[Plotting code records]
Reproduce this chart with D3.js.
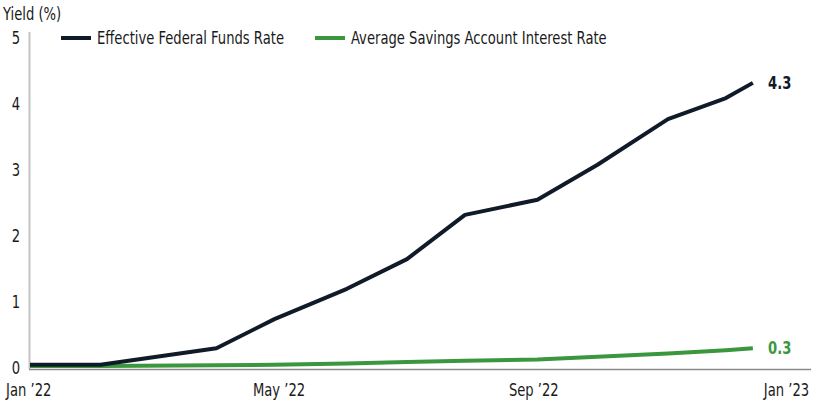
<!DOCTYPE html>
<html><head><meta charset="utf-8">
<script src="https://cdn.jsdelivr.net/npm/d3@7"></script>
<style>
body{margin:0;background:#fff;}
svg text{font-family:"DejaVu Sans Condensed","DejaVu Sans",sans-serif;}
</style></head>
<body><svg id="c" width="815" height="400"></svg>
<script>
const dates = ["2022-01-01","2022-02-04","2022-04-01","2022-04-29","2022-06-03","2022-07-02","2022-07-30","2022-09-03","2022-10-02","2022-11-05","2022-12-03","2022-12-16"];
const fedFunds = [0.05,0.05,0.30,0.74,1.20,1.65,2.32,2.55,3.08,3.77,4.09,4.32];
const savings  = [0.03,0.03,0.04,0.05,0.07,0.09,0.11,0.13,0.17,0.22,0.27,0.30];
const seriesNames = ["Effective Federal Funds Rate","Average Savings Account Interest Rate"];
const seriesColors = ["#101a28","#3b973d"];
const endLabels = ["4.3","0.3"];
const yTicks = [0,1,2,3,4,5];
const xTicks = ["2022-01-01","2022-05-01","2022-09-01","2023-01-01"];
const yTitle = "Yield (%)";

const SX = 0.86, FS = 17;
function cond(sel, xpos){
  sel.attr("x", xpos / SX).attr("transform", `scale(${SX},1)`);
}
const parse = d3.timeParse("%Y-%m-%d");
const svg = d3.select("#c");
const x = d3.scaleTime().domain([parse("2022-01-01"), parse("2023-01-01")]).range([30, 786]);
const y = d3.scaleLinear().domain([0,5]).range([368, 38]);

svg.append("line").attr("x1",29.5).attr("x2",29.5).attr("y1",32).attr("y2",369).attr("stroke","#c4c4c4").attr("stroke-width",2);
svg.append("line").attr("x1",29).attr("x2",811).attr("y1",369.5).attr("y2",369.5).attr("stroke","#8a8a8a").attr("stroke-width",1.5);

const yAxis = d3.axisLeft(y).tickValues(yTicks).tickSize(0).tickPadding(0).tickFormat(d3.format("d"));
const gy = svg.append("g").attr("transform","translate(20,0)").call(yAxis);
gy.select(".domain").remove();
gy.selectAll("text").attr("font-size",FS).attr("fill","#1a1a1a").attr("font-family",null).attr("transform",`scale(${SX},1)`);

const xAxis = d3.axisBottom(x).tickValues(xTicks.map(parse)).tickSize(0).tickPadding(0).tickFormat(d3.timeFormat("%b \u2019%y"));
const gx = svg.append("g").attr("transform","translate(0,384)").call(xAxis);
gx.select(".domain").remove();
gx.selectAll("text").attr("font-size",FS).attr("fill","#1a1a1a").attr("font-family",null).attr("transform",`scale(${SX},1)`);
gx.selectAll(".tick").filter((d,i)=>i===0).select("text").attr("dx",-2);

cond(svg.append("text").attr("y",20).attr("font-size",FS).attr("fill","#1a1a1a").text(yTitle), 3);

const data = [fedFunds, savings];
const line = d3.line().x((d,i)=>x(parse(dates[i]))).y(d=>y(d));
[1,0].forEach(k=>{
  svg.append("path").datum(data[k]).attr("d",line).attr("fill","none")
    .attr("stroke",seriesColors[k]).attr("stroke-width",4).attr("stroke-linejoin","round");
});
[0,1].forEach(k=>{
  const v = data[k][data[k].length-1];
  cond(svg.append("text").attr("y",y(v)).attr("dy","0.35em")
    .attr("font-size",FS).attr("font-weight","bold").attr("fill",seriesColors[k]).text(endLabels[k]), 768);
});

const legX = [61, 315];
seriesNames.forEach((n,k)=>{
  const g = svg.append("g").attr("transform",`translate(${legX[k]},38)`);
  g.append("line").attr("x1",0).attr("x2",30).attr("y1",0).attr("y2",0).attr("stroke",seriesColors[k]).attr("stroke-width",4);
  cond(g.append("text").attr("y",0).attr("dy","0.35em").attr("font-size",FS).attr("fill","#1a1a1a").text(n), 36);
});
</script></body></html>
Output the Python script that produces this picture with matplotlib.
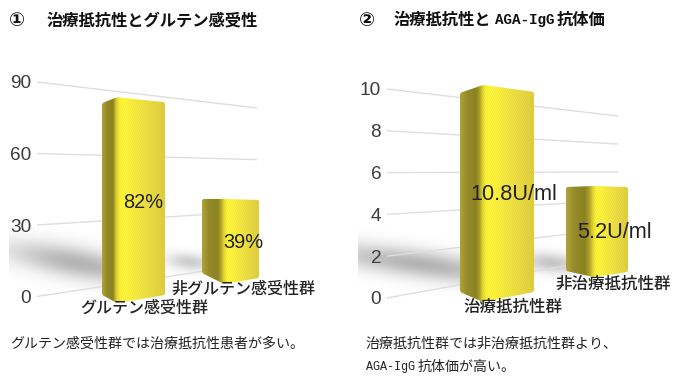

YOUR GOAL ▸
All of the entries above should be copied exactly, except for the pictures.

EXERCISE RESULT ▸
Reproduce this chart with D3.js.
<!DOCTYPE html>
<html><head><meta charset="utf-8">
<script src="https://cdn.jsdelivr.net/npm/d3@7"></script>
<style>
body{margin:0;background:#fff;}
svg text{font-family:"DejaVu Sans Condensed","DejaVu Sans",sans-serif;}
</style></head>
<body><svg id="c" width="815" height="400"></svg>
<script>
const dates = ["2022-01-01","2022-02-04","2022-04-01","2022-04-29","2022-06-03","2022-07-02","2022-07-30","2022-09-03","2022-10-02","2022-11-05","2022-12-03","2022-12-16"];
const fedFunds = [0.05,0.05,0.30,0.74,1.20,1.65,2.32,2.55,3.08,3.77,4.09,4.32];
const savings  = [0.03,0.03,0.04,0.05,0.07,0.09,0.11,0.13,0.17,0.22,0.27,0.30];
const seriesNames = ["Effective Federal Funds Rate","Average Savings Account Interest Rate"];
const seriesColors = ["#101a28","#3b973d"];
const endLabels = ["4.3","0.3"];
const yTicks = [0,1,2,3,4,5];
const xTicks = ["2022-01-01","2022-05-01","2022-09-01","2023-01-01"];
const yTitle = "Yield (%)";

const SX = 0.86, FS = 17;
function cond(sel, xpos){
  sel.attr("x", xpos / SX).attr("transform", `scale(${SX},1)`);
}
const parse = d3.timeParse("%Y-%m-%d");
const svg = d3.select("#c");
const x = d3.scaleTime().domain([parse("2022-01-01"), parse("2023-01-01")]).range([30, 786]);
const y = d3.scaleLinear().domain([0,5]).range([368, 38]);

svg.append("line").attr("x1",29.5).attr("x2",29.5).attr("y1",32).attr("y2",369).attr("stroke","#c4c4c4").attr("stroke-width",2);
svg.append("line").attr("x1",29).attr("x2",811).attr("y1",369.5).attr("y2",369.5).attr("stroke","#8a8a8a").attr("stroke-width",1.5);

const yAxis = d3.axisLeft(y).tickValues(yTicks).tickSize(0).tickPadding(0).tickFormat(d3.format("d"));
const gy = svg.append("g").attr("transform","translate(20,0)").call(yAxis);
gy.select(".domain").remove();
gy.selectAll("text").attr("font-size",FS).attr("fill","#1a1a1a").attr("font-family",null).attr("transform",`scale(${SX},1)`);

const xAxis = d3.axisBottom(x).tickValues(xTicks.map(parse)).tickSize(0).tickPadding(0).tickFormat(d3.timeFormat("%b \u2019%y"));
const gx = svg.append("g").attr("transform","translate(0,384)").call(xAxis);
gx.select(".domain").remove();
gx.selectAll("text").attr("font-size",FS).attr("fill","#1a1a1a").attr("font-family",null).attr("transform",`scale(${SX},1)`);
gx.selectAll(".tick").filter((d,i)=>i===0).select("text").attr("dx",-2);

cond(svg.append("text").attr("y",20).attr("font-size",FS).attr("fill","#1a1a1a").text(yTitle), 3);

const data = [fedFunds, savings];
const line = d3.line().x((d,i)=>x(parse(dates[i]))).y(d=>y(d));
[1,0].forEach(k=>{
  svg.append("path").datum(data[k]).attr("d",line).attr("fill","none")
    .attr("stroke",seriesColors[k]).attr("stroke-width",4).attr("stroke-linejoin","round");
});
[0,1].forEach(k=>{
  const v = data[k][data[k].length-1];
  cond(svg.append("text").attr("y",y(v)).attr("dy","0.35em")
    .attr("font-size",FS).attr("font-weight","bold").attr("fill",seriesColors[k]).text(endLabels[k]), 768);
});

const legX = [61, 315];
seriesNames.forEach((n,k)=>{
  const g = svg.append("g").attr("transform",`translate(${legX[k]},38)`);
  g.append("line").attr("x1",0).attr("x2",30).attr("y1",0).attr("y2",0).attr("stroke",seriesColors[k]).attr("stroke-width",4);
  cond(g.append("text").attr("y",0).attr("dy","0.35em").attr("font-size",FS).attr("fill","#1a1a1a").text(n), 36);
});
</script></body></html>
Output the Python script that produces this picture with matplotlib.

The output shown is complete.